The total angular momentum of a system of particles is the vector sum of the angular momenta of individual particles. For a system of $n$ particles,
$\overrightarrow{L} = \overrightarrow{l_{1}} + \overrightarrow{l_{2}} + \overrightarrow{l_{3}} + \ldots + \overrightarrow{l_{n}} = \sum_{i=1}^{n} \overrightarrow{l_{i}}$
where $\overrightarrow{l_{i}} = \overrightarrow{r_{i}} \times \overrightarrow{p_{i}}$ is the angular momentum of the $i^{\text{th}}$ particle,$\overrightarrow{r_{i}}$ is its position vector,and $\overrightarrow{p_{i}}$ is its linear momentum.

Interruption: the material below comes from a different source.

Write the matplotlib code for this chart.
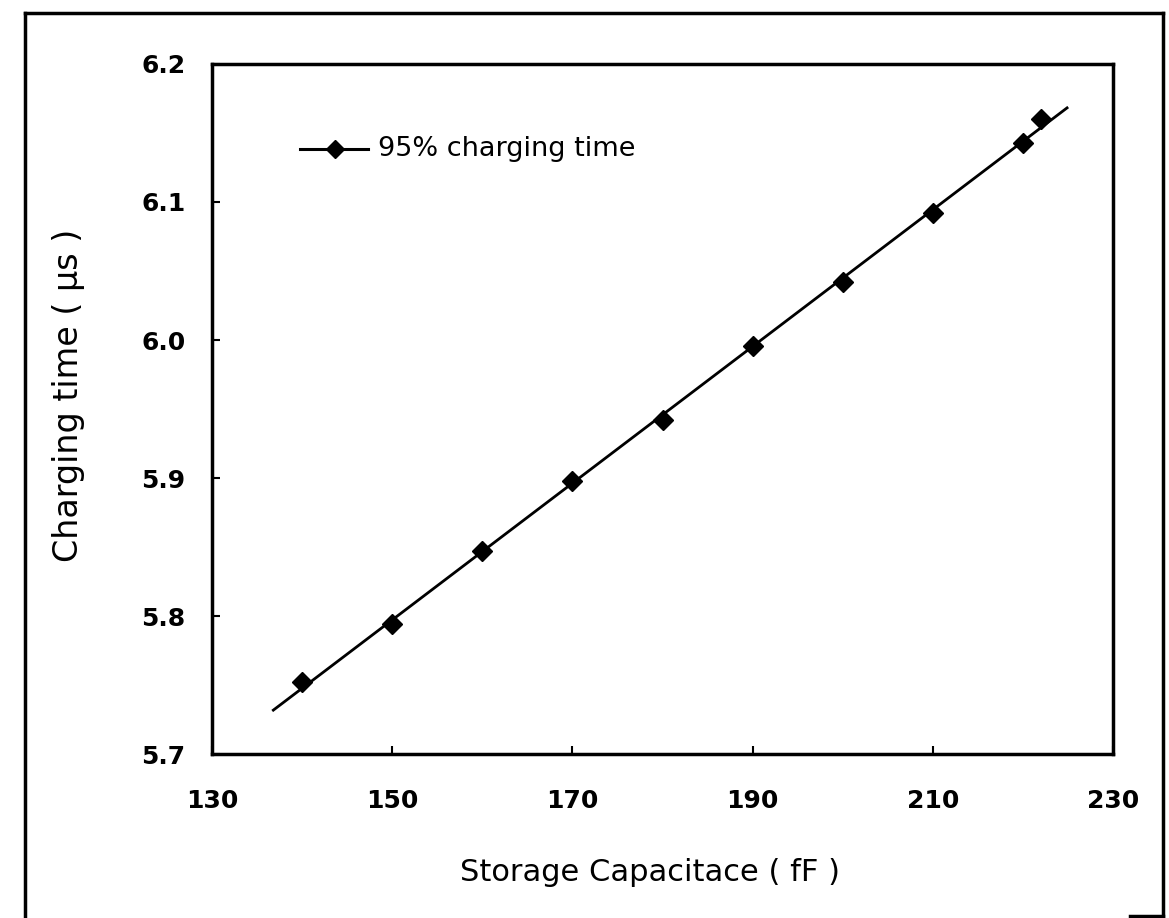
import numpy as np
import matplotlib.pyplot as plt
from matplotlib.lines import Line2D

# data --------------------------------------------------------------
capacitance = [140, 150, 160, 170, 180, 190, 200, 210, 220, 222]   # fF
charge_time = [5.752, 5.794, 5.847, 5.898, 5.942, 5.996, 6.042, 6.092, 6.143, 6.160]  # us
fit_range = [136.8, 224.9]   # extent of the trend line

x_ticks = [130, 150, 170, 190, 210, 230]
y_ticks = [5.7, 5.8, 5.9, 6.0, 6.1, 6.2]

plt.rcParams['font.family'] = ['DejaVu Sans']

fig = plt.figure(figsize=(11.69, 9.18), dpi=100)
ax = fig.add_axes([0.1814, 0.1786, 0.7707, 0.7517])

# linear trend line through the points
coef = np.polyfit(capacitance, charge_time, 1)
xf = np.array(fit_range)
ax.plot(xf, np.polyval(coef, xf), color='black', lw=2)
ax.plot(capacitance, charge_time, linestyle='none', marker='D', ms=10,
        color='black')

# legend drawn by hand (line + marker)
ax.plot([0.098, 0.173], [0.877, 0.877], transform=ax.transAxes,
        color='black', lw=2.2)
ax.plot([0.137], [0.877], transform=ax.transAxes, marker='D', ms=9,
        color='black')
ax.text(0.184, 0.877, '95% charging time', transform=ax.transAxes,
        va='center', ha='left', fontsize=19.5)

ax.set_xlim(130, 230)
ax.set_ylim(5.7, 6.2)
ax.set_xticks(x_ticks)
ax.set_yticks(y_ticks)
ax.set_xticklabels([str(t) for t in x_ticks], fontsize=18, fontweight='bold')
ax.set_yticklabels(['5.7', '5.8', '5.9', '6.0', '6.1', '6.2'],
                   fontsize=18, fontweight='bold')
ax.tick_params(direction='in', length=6, width=1.5)
ax.tick_params(axis='x', pad=25)
ax.tick_params(axis='y', pad=19)
for s in ax.spines.values():
    s.set_linewidth(2.5)

ax.set_xlabel('Storage Capacitace ( fF )', fontsize=22)
ax.set_ylabel('Charging time ( μs )', fontsize=24)
ax.xaxis.set_label_coords(0.486, -0.151)
ax.yaxis.set_label_coords(-0.141, 0.52)

# outer frame of the figure
frame = dict(color='black', lw=2.5, transform=fig.transFigure)
fig.add_artist(Line2D([0.0214, 0.0214], [0.0, 0.9858], **frame))
fig.add_artist(Line2D([0.0214, 0.9949], [0.9858, 0.9858], **frame))
fig.add_artist(Line2D([0.9949, 0.9949], [0.0, 0.9858], **frame))
fig.add_artist(Line2D([0.967, 0.9949], [0.002, 0.002], **frame))

fig.savefig('out.png', dpi=100)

Differentiating the total angular momentum with respect to time $t$:
$\frac{d\overrightarrow{L}}{dt} = \sum_{i=1}^{n} \frac{d\overrightarrow{l_{i}}}{dt} = \sum_{i=1}^{n} \left( \frac{d\overrightarrow{r_{i}}}{dt} \times \overrightarrow{p_{i}} + \overrightarrow{r_{i}} \times \frac{d\overrightarrow{p_{i}}}{dt} \right)$
Since $\frac{d\overrightarrow{r_{i}}}{dt} = \overrightarrow{v_{i}}$ and $\overrightarrow{v_{i}} \times \overrightarrow{p_{i}} = \overrightarrow{v_{i}} \times (m\overrightarrow{v_{i}}) = 0$,the expression simplifies to:
$\frac{d\overrightarrow{L}}{dt} = \sum_{i=1}^{n} (\overrightarrow{r_{i}} \times \overrightarrow{F_{i}}) = \sum_{i=1}^{n} \overrightarrow{\tau_{i}} = \overrightarrow{\tau}_{ext} + \overrightarrow{\tau}_{int}$
Since internal forces occur in equal and opposite pairs along the same line of action (Newton's third law),their net torque $\overrightarrow{\tau}_{int} = 0$. Thus,the relation is:
$\frac{d\overrightarrow{L}}{dt} = \overrightarrow{\tau}_{ext}$